Speech translation is the translation of speech in one language typically to text in another, traditionally accomplished through a combination of automatic speech recognition and machine translation. Speech translation has attracted interest for many years, but the recent successful applications of deep learning to both individual tasks have enabled new opportunities through joint modeling, in what we today call `end-to-end speech translation.’

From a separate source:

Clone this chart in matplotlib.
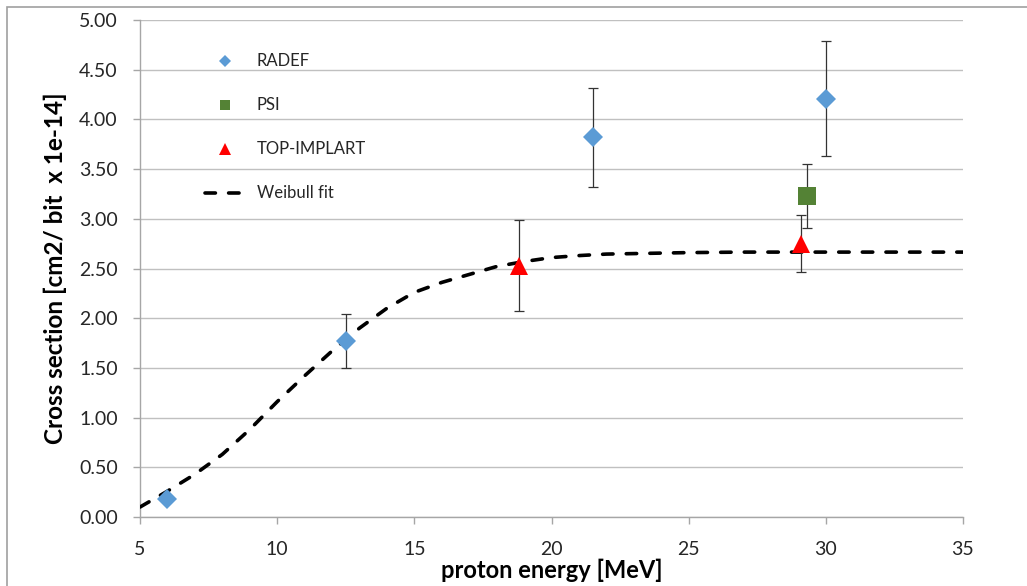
import matplotlib
matplotlib.use("Agg")
import matplotlib.pyplot as plt
from matplotlib.patches import Rectangle

# Measured cross sections (x 1e-14 cm2/bit) with their uncertainties
radef_energy = [6.0, 12.5, 21.5, 30.0]
radef_sigma = [0.18, 1.77, 3.82, 4.21]
radef_err = [0.0, 0.27, 0.50, 0.58]

psi_energy = [29.3]
psi_sigma = [3.23]
psi_err = [0.32]

implart_energy = [18.8, 29.1]
implart_sigma = [2.53, 2.75]
implart_err = [0.46, 0.29]

# Weibull fit curve samples
fit_energy = [5, 6, 7, 8, 9, 10, 11, 12, 13, 14, 15, 16, 17, 18, 19, 20,
              21, 22, 23, 24, 25, 27, 30, 35]
fit_sigma = [0.10, 0.26, 0.43, 0.63, 0.88, 1.16, 1.42, 1.67, 1.90, 2.10,
             2.26, 2.36, 2.44, 2.52, 2.57, 2.61, 2.63, 2.645, 2.65, 2.655,
             2.66, 2.665, 2.665, 2.665]

x_ticks = [5, 10, 15, 20, 25, 30, 35]
y_ticks = [0.0, 0.5, 1.0, 1.5, 2.0, 2.5, 3.0, 3.5, 4.0, 4.5, 5.0]

plt.rcParams['font.family'] = ['Lato', 'DejaVu Sans']
plt.rcParams['lines.scale_dashes'] = False

fig = plt.figure(figsize=(10.27, 5.86), dpi=100)
ax = fig.add_axes([140 / 1027, 1 - 517 / 586, 823 / 1027, 497 / 586])

# chart area border
fig.patches.append(Rectangle((7 / 1027, -0.05), 1.05, 1 - 7 / 586 + 0.05,
                             transform=fig.transFigure, fill=False,
                             edgecolor='#a0a0a0', linewidth=1.2))

grid_col = '#c0c0c0'
axis_col = '#a6a6a6'
err_kw = dict(fmt='none', ecolor='#333333', elinewidth=0.9, capsize=3.6,
              capthick=0.9, zorder=3.5)

# error bars
ax.errorbar(radef_energy, radef_sigma, yerr=radef_err, **err_kw)
ax.errorbar(psi_energy, psi_sigma, yerr=psi_err, **err_kw)
ax.errorbar(implart_energy, implart_sigma, yerr=implart_err, **err_kw)

# data markers
h_radef, = ax.plot(radef_energy, radef_sigma, 'D', color='#5b9bd5',
                   markersize=10.5, markeredgewidth=0, label='RADEF',
                   zorder=4)
h_psi, = ax.plot(psi_energy, psi_sigma, 's', color='#548235',
                 markersize=13, markeredgewidth=0, label='PSI', zorder=4)
h_impl, = ax.plot(implart_energy, implart_sigma, '^', color='#ff0000',
                  markersize=13.5, markeredgewidth=0, label='TOP-IMPLART',
                  zorder=4)
h_fit, = ax.plot(fit_energy, fit_sigma, color='black', linewidth=2.6,
                 dashes=(7.5, 9.5), dash_capstyle='round',
                 label='Weibull fit', zorder=3)

ax.set_xlim(5, 35)
ax.set_ylim(0, 5)
ax.set_xticks(x_ticks)
ax.set_xticklabels([str(v) for v in x_ticks])
ax.set_yticks(y_ticks)
ax.set_yticklabels([f'{v:.2f}' for v in y_ticks])

ax.yaxis.grid(True, color=grid_col, linewidth=1.0)
ax.xaxis.grid(False)
ax.set_axisbelow(True)
for side in ('top', 'right'):
    ax.spines[side].set_visible(False)
for side in ('left', 'bottom'):
    ax.spines[side].set_color(axis_col)
    ax.spines[side].set_linewidth(1.0)
ax.tick_params(axis='both', direction='out', length=5, width=1.0,
               color=axis_col, labelsize=14, labelcolor='#262626')
ax.tick_params(axis='x', pad=12)
ax.tick_params(axis='y', pad=11)

ax.set_xlabel('proton energy [MeV]', fontsize=17, fontweight='bold')
ax.xaxis.set_label_coords(0.5, -0.083)
ax.set_ylabel('Cross section [cm2/ bit  x 1e-14]', fontsize=17.5,
              fontweight='bold')
ax.yaxis.set_label_coords(-0.089, 0.5)

leg = ax.legend(handles=[h_radef, h_psi, h_impl, h_fit], loc='upper left',
                bbox_to_anchor=(0.061, 0.963), frameon=False,
                markerscale=0.6, labelspacing=1.68, handlelength=2.4,
                handletextpad=0.7, fontsize=12)
for t in leg.get_texts():
    t.set_color('#262626')

fig.savefig('out.png', dpi=100)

In this tutorial we introduce the techniques used in cutting-edge research on speech translation. Starting from the traditional cascaded approach, we give an overview on data sources and model architectures to achieve state-of-the art performance with end-to-end speech translation for both high- and low-resource languages. In addition, we discuss methods to evaluate analyze the proposed solutions, as well as the challenges faced when applying speech translation models for real-world applications.

About the Presenters

Jan Niehues is an assistant professor at Maastricht University. He received his doctoral degree from Karlsruhe Institute of Technology in 2014 on the topic of “Domain Adaptation in Machine Translation.” He has conducted research at Carnegie Mellon University and LIMSI/CNRS, Paris. His research has covered different aspects of Machine Translation and Spoken Language Translation. He has been involved in several international projects on spoken language translation e.g. the German-French Project Quaero, the H2020 EU project QT21 EU-Bridge and ELITR. Currently, he is one of the main organizers of the spoken language track in the IWSLT shared task.

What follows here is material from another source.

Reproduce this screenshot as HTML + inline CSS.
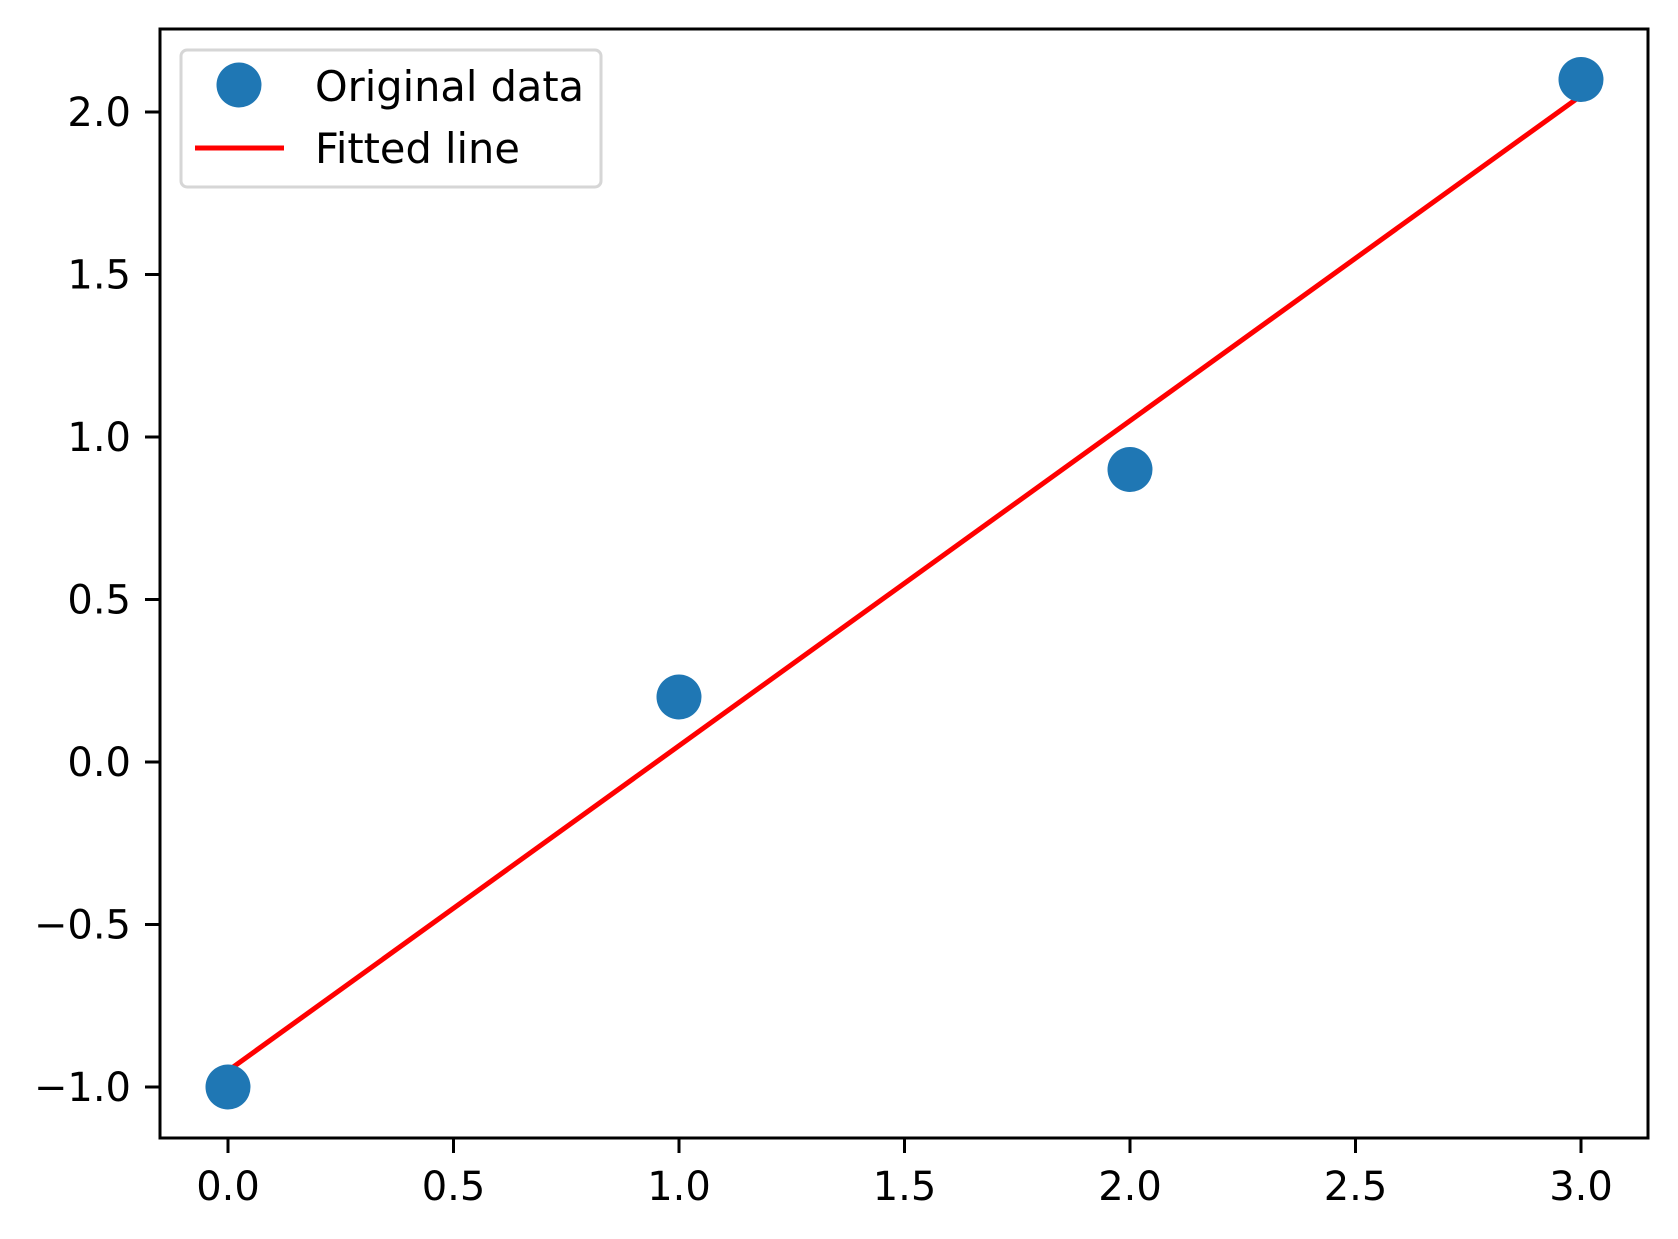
<!DOCTYPE html>
<html><head><meta charset="utf-8"><style>
html,body{margin:0;padding:0;background:#fff;}
svg{display:block;font-family:"DejaVu Sans","Liberation Sans",sans-serif;}
</style></head><body>
<svg id="chart" width="1678" height="1239" viewBox="0 0 1678 1239" xmlns="http://www.w3.org/2000/svg">
<rect width="1678" height="1239" fill="#fff"/>
<g id="plot"></g>
</svg>
<script>
const xData = [0, 1, 2, 3];
const yData = [-1.0, 0.2, 0.9, 2.1];
const fitX = [0, 3];
const fitSlope = 1.0;
const fitIntercept = -0.95;
const xTicks = [0.0, 0.5, 1.0, 1.5, 2.0, 2.5, 3.0];
const yTicks = [-1.0, -0.5, 0.0, 0.5, 1.0, 1.5, 2.0];

const L = 160, R = 1648, T = 29, B = 1138;
const X0 = 228, XPU = (1581 - 228) / 3;
const YPU = 325;
function sx(v){ return X0 + v * XPU; }
function sy(v){ return 762 - v * YPU; }
const NS = 'http://www.w3.org/2000/svg';
const g = document.getElementById('plot');
function mk(tag, attrs, parent){ const e = document.createElementNS(NS, tag); for (const k in attrs) e.setAttribute(k, attrs[k]); (parent||g).appendChild(e); return e; }

const fy = fitX.map(x => fitSlope * x + fitIntercept);
const line = mk('line', {x1: sx(fitX[0]), y1: sy(fy[0]), x2: sx(fitX[1]), y2: sy(fy[1]), stroke: '#ff0000', 'stroke-width': 5});



xData.forEach((x, i) => {
  const c = mk('circle', {cx: sx(x), cy: sy(yData[i]), r: 22.5, fill: '#1f77b4'});
  
  
});

const frame = mk('rect', {x: L, y: T, width: R - L, height: B - T, fill: 'none', stroke: '#000', 'stroke-width': 3});



xTicks.forEach(v => {
  const t = mk('line', {x1: sx(v), y1: B, x2: sx(v), y2: B + 15, stroke: '#000', 'stroke-width': 3});
  
  
  const tx = mk('text', {x: sx(v), y: 1200, 'text-anchor': 'middle', 'font-size': 40, fill: '#000'});
  tx.textContent = v.toFixed(1);
  
  
});
yTicks.forEach(v => {
  const t = mk('line', {x1: L - 15, y1: sy(v), x2: L, y2: sy(v), stroke: '#000', 'stroke-width': 3});
  
  
  const tx = mk('text', {x: 131, y: sy(v) + 14, 'text-anchor': 'end', 'font-size': 40, fill: '#000'});
  tx.textContent = (v < 0 ? '\u2212' + Math.abs(v).toFixed(1) : v.toFixed(1));
  
  
});

const lg = mk('g', {});


mk('rect', {x: 181, y: 50, width: 420, height: 137, rx: 6, fill: '#fff', 'fill-opacity': 0.8, stroke: '#d6d6d6', 'stroke-width': 3}, lg);
const lm = mk('circle', {cx: 239, cy: 85, r: 22.5, fill: '#1f77b4'}, lg);


const t1 = mk('text', {x: 315, y: 101, 'font-size': 41.5, fill: '#000'}, lg);
t1.textContent = 'Original data';


const ll = mk('line', {x1: 195, y1: 148, x2: 284, y2: 148, stroke: '#ff0000', 'stroke-width': 5}, lg);


const t2 = mk('text', {x: 315, y: 163, 'font-size': 41.5, fill: '#000'}, lg);
t2.textContent = 'Fitted line';


</script>
</body></html>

Elizabeth Salesky is a PhD student at Johns Hopkins University. She has previously studied at Carnegie Mellon University, been a research assistant at Karlsruhe Institute of Technology, and worked at MIT Lincoln Laboratory, focused on speech and text translation. Her research focuses on speech translation for real-world and low-resource scenarios; e.g. phoneme features to reduce data dependence, disfluency removal in translating conversational speech, and learning robust representations. She has organized shared tasks on speech translation at IWSLT.

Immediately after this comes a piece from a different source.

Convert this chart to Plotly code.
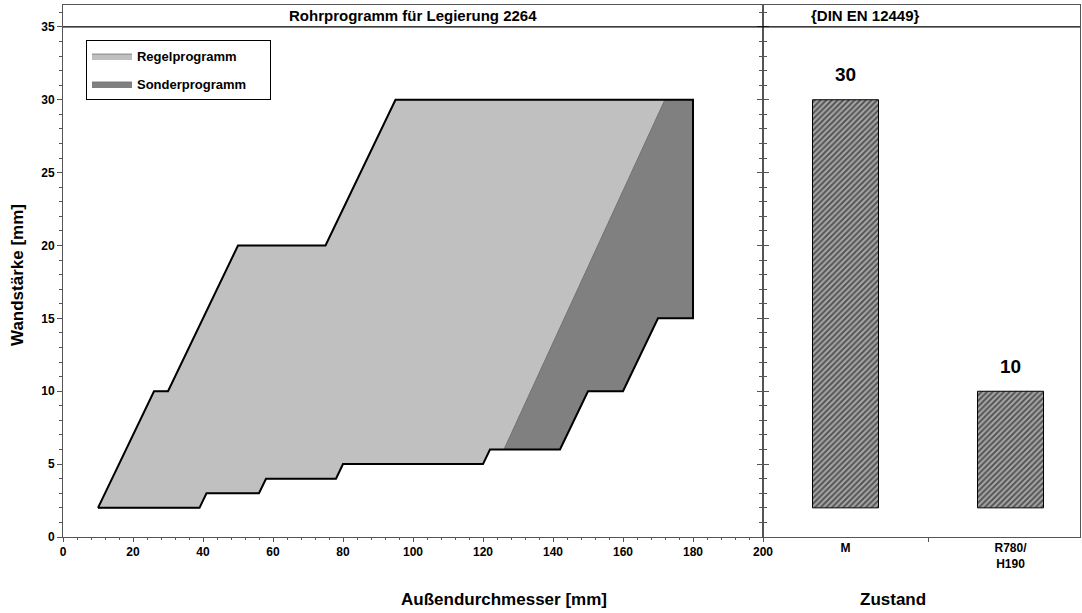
import plotly.graph_objects as go

# ---- data ----
regel_x = [10, 26, 30, 50, 75, 95, 172, 126, 122, 120, 80, 78, 58, 56, 41, 39, 10]
regel_y = [2, 10, 10, 20, 20, 30, 30, 6, 6, 5, 5, 4, 4, 3, 3, 2, 2]
sonder_x = [126, 172, 180, 180, 170, 160, 150, 142, 126]
sonder_y = [6, 30, 30, 15, 15, 10, 10, 6, 6]

zustand = ["M", "R780/<br>H190"]
wand_min = [2, 2]
wand_max = [30, 10]

x_ticks = list(range(0, 201, 20))
y_ticks = list(range(0, 36, 5))

# outer outline (without the inner boundary between both areas)
outline_x = regel_x[:6] + sonder_x[1:] + regel_x[8:]
outline_y = regel_y[:6] + sonder_y[1:] + regel_y[8:]

FONT = "Liberation Sans, Arial, sans-serif"
AX = "#555555"
PAD = "\u00a0" * 5

fig = go.Figure()
fig.add_trace(go.Scatter(
    x=regel_x, y=regel_y, fill="toself", fillcolor="#c0c0c0", mode="lines",
    line=dict(color="#707070", width=0.8), name="Regelprogramm" + PAD,
    legendgroup="a", xaxis="x", yaxis="y"))
fig.add_trace(go.Scatter(
    x=sonder_x, y=sonder_y, fill="toself", fillcolor="#808080", mode="lines",
    line=dict(color="#707070", width=0.8), name="Sonderprogramm" + PAD,
    legendgroup="b", xaxis="x", yaxis="y"))
fig.add_trace(go.Scatter(
    x=outline_x, y=outline_y, mode="lines", line=dict(color="#000000", width=2),
    showlegend=False, hoverinfo="skip", xaxis="x", yaxis="y"))

fig.add_trace(go.Bar(
    x=zustand, y=[hi - lo for hi, lo in zip(wand_max, wand_min)], base=wand_min,
    width=0.4, xaxis="x2", yaxis="y2", showlegend=False,
    marker=dict(color="#9a9a9a",
                pattern=dict(shape="/", fgcolor="#000000", bgcolor="#a8a8a8",
                             size=4, solidity=0.5),
                line=dict(color="#000000", width=1))))

for cat, hi in zip(zustand, wand_max):
    fig.add_annotation(x=cat, y=hi, xref="x2", yref="y2", text=str(hi),
                       showarrow=False, yshift=25, yanchor="middle",
                       font=dict(family=FONT, size=19, color="#000", weight="bold"))

split = 700 / 1017

fig.update_layout(
    width=1082, height=613,
    margin=dict(l=63, r=2, t=5, b=76, autoexpand=False),
    paper_bgcolor="white", plot_bgcolor="white",
    font=dict(family=FONT, size=12, color="#000"),
    showlegend=True,
    legend=dict(x=0.0226, y=0.934, xanchor="left", yanchor="top",
                bordercolor="#000", borderwidth=1, bgcolor="white",
                tracegroupgap=8, traceorder="grouped", itemwidth=40,
                font=dict(family=FONT, size=13, color="#000", weight="bold")),
    xaxis=dict(domain=[0, split], range=[0, 200], tickvals=x_ticks,
               ticks="outside", ticklen=4, tickcolor=AX, automargin=False,
               minor=dict(dtick=4, ticklen=2, tickcolor=AX, ticks="outside"),
               showline=True, linecolor=AX, linewidth=1, mirror=True,
               showgrid=False, zeroline=False, anchor="y",
               tickfont=dict(family=FONT, size=12, weight="bold")),
    yaxis=dict(domain=[0, 1], range=[0, 36.5], tickvals=y_ticks,
               ticks="outside", ticklen=5, tickcolor=AX, automargin=False,
               minor=dict(dtick=1, ticklen=3, tickcolor=AX, ticks="outside"),
               showline=True, linecolor=AX, linewidth=1, mirror="ticks",
               showgrid=False, zeroline=False, anchor="x",
               tickfont=dict(family=FONT, size=12, weight="bold")),
    xaxis2=dict(domain=[split, 1], range=[-0.5, 1.421], type="category",
                tickson="boundaries", ticks="outside", ticklen=4, tickcolor=AX,
                automargin=False,
                showline=True, linecolor=AX, linewidth=1, mirror=True,
                showgrid=False, zeroline=False, anchor="y2",
                tickfont=dict(family=FONT, size=12, weight="bold")),
    yaxis2=dict(domain=[0, 1], range=[0, 36.5], matches="y", anchor="x2",
                tickvals=y_ticks, showticklabels=False, automargin=False,
                ticks="outside", ticklen=5, tickcolor=AX,
                minor=dict(dtick=1, ticklen=3, tickcolor=AX, ticks="outside"),
                showline=True, linecolor=AX, linewidth=1, mirror=True,
                showgrid=False, zeroline=False),
)

# title band separator across both panels
fig.add_shape(type="line", xref="paper", yref="y", x0=0, x1=1, y0=35, y1=35,
              line=dict(color="#000", width=1.2))

fig.add_annotation(x=100, y=35.75, xref="x", yref="y",
                   text="Rohrprogramm für Legierung 2264", showarrow=False,
                   font=dict(family=FONT, size=15, weight="bold"))
fig.add_annotation(x=(split + 1) / 2, y=35.75, xref="paper", yref="y",
                   text="{DIN EN 12449}", showarrow=False,
                   font=dict(family=FONT, size=15, weight="bold"))

fig.add_annotation(x=0.330, y=-0.118, xref="paper", yref="paper",
                   text="Außendurchmesser [mm]", showarrow=False,
                   yanchor="middle", font=dict(family=FONT, size=17, weight="bold"))
fig.add_annotation(x=0.8505, y=-0.118, xref="paper", yref="paper",
                   text="Zustand", showarrow=False,
                   yanchor="middle", font=dict(family=FONT, size=17, weight="bold"))
fig.add_annotation(x=-0.0442, y=0.4925, xref="paper", yref="paper",
                   text="Wandstärke [mm]", showarrow=False, textangle=-90,
                   xanchor="center", yanchor="middle",
                   font=dict(family=FONT, size=17, weight="bold"))

fig.write_html("out.html", config={"displayModeBar": False},
               post_script="document.body.style.margin='0';document.body.style.overflow='hidden';")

Marco Turchi is the head of the machine translation unit at Fondazione Bruno Kessler (FBK). He received his PhD degree in Computer Science from the U. of Siena, Italy in 2006. Before joining FBK in 2012, he worked at the European Commission, at the University of Bristol, at the Xerox Research Centre Europe, and at Yahoo Research Lab. His research activities focus on various aspects of sequence-to-sequence modelling applied to machine translation, speech translation and automatic post-editing. He is the co-organizer of the Conference of Machine Translation, the Spoken Language Translation Workshop and the automatic post-editing evaluation campaigns. He has been involved in several EU projects such as SMART, Matecat, ModernMT and QT21. He was the recipient of the Amazon AWS ML Research Awards on the topic of end-to-end spoken language translation in rich data conditions. He is the secretary of the ISCA SIGSLT interest group.

Matteo Negri is a senior researcher in the Machine Translation unit at Fondazione Bruno Kessler. He received his degree in Philosophy of Language from the University of Turin, Italy in 2000. His research interests are in the field of computational linguistics, particularly machine translation, spoken language translation, textual entailment and question answering. He worked in several EU projects (QT21, CRACKER, MMT, MateCat, CoSyne, QALL-ME) and co-organised conferences, workshops and evaluation campaigns in NLP and MT-related areas (including the Conference on Machine Translation, the International Workshop on Spoken Language Translation and SemEval shared tasks). Together with Marco Turchi, he was the recipient of an Amazon AWS ML Research Award on “End-to-end Spoken Language Translation in Rich Data Conditions.”